Cari amici e amiche, la benedizione odierna della chiesa rinnovata e della vita comune vuole dunque essere la manifestazione della nostra alleanza fedele: sorelle benedettine e sorelle di Bose, un’unica comunione e un’unica preghiera, un’unica condivisione dei beni spirituali e materiali, un’unica collocazione nella chiesa locale. Questa comunità è a vostro servizio, amici e ospiti, al servizio di chiunque bussa a questa porta, e offrirà un luogo di preghiera, di ascolto fraterno, di pace e di comunicazione nella fede. La comunità di Civitella san Paolo non nasce oggi, è qui da oltre ottant’anni, ma vive soltanto in modo rinnovato; lo testimonia il fatto che la chiesa viene solo benedetta e non consacrata, perché già consacrata. C’è continuità di vocazione, di servizio-diakonía, di comunione.

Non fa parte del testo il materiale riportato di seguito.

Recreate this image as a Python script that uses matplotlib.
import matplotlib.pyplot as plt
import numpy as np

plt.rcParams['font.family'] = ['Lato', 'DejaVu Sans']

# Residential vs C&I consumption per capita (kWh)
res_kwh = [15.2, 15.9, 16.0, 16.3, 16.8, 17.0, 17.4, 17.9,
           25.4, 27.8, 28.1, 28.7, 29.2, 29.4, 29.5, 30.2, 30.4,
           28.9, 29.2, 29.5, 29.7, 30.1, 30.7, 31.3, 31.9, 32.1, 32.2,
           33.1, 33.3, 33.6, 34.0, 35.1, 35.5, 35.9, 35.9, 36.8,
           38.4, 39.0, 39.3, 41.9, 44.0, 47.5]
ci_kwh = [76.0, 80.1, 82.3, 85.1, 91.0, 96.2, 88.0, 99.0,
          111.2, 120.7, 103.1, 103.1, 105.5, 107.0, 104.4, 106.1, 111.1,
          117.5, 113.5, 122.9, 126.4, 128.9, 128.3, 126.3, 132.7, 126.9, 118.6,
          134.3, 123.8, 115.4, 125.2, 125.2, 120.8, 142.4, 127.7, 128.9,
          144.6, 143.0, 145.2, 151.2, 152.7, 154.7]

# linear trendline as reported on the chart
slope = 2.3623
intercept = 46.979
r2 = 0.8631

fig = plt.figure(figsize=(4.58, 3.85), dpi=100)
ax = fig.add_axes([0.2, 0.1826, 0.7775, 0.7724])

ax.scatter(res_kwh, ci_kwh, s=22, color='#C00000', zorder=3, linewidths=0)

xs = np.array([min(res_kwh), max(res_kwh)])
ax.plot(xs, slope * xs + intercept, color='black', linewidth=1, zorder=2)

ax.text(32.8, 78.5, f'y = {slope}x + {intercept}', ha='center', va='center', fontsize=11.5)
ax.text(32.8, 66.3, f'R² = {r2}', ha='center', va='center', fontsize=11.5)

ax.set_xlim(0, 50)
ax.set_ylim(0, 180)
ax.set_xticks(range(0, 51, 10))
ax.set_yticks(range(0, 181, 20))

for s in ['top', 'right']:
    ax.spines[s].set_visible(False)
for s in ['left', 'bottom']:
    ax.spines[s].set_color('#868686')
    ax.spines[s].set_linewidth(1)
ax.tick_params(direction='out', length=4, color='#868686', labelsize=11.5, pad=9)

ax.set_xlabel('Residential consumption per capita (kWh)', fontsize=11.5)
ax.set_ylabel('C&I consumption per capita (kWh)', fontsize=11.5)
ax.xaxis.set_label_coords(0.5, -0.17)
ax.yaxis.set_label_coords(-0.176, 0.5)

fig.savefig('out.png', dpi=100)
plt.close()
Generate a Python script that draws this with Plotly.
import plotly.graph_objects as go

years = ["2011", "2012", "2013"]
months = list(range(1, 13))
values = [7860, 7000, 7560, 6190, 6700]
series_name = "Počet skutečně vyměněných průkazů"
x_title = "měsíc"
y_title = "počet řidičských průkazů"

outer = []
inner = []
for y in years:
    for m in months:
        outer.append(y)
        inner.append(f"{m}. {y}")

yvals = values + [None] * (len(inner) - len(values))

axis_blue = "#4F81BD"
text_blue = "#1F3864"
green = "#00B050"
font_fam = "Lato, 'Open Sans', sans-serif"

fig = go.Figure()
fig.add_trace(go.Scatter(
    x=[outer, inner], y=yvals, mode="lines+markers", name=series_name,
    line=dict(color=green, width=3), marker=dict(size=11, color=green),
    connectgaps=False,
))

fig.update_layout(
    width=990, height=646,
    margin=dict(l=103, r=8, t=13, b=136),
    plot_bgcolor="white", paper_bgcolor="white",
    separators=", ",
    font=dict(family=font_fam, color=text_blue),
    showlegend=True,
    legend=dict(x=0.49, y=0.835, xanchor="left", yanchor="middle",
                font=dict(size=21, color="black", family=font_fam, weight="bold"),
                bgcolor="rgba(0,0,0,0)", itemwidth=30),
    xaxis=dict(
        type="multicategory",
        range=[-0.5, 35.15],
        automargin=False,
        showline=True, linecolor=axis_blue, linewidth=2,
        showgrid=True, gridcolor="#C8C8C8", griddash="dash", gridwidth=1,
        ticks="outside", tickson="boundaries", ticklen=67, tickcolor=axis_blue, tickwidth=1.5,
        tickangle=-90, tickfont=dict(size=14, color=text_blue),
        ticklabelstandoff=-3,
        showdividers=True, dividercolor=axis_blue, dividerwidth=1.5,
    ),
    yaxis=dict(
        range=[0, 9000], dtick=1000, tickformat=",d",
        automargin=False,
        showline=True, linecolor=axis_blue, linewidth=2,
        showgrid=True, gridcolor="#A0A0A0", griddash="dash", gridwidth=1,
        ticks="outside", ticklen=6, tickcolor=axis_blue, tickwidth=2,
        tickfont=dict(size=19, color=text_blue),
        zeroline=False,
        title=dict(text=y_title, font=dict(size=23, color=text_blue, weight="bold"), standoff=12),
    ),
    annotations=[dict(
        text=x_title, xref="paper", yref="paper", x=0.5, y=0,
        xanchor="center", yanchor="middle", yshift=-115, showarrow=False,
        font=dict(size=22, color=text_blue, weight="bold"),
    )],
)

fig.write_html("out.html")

Non aggiungo altre parole. Vi chiedo solo di pregare per noi, affinché possiamo essere fedeli alla vocazione monastica e al comandamento nuovo lasciatoci dal Signore Gesù: “Amatevi gli uni gli altri come io vi ho amati” (Gv 13,34; 15,12). Questo è l’essenziale: le forme cambiano, le istituzioni umane nascono, crescono e poi muoiono, ma il Vangelo, il Vangelo di Cristo è eterno – dice l’angelo dell’Apocalisse (cf. Ap 14,6) – e noi monaci, e voi amici, possiamo sempre viverlo in ogni situazione. L’unica contraddizione al Vangelo può venire da noi, da nessun altro, né da situazioni, né da eventi esterni, né dal passare del tempo. Il Vangelo è sempre vivibile, come è vero che niente o nessuno ci può separare dall’amore di Cristo, né morte, né vecchiaia, né nemici, né persecuzioni, dice l’Apostolo (cf. Rm 8,35-39).

Ringrazio ancora il vescovo Romano di essere per noi non solo un segno della comunione ecclesiale, ma di essere anche colui che si fa servo della nostra comunione. Ringrazio per la sua partecipazione l’arcivescovo Rowan Williams, già primate delle comunione anglicana, amico fedele della nostra comunità. Ringrazio il sindaco del comune di Civitella san Paolo per la sua presenza e ringrazio voi tutti monaci e monache, presbiteri, amici e ospiti.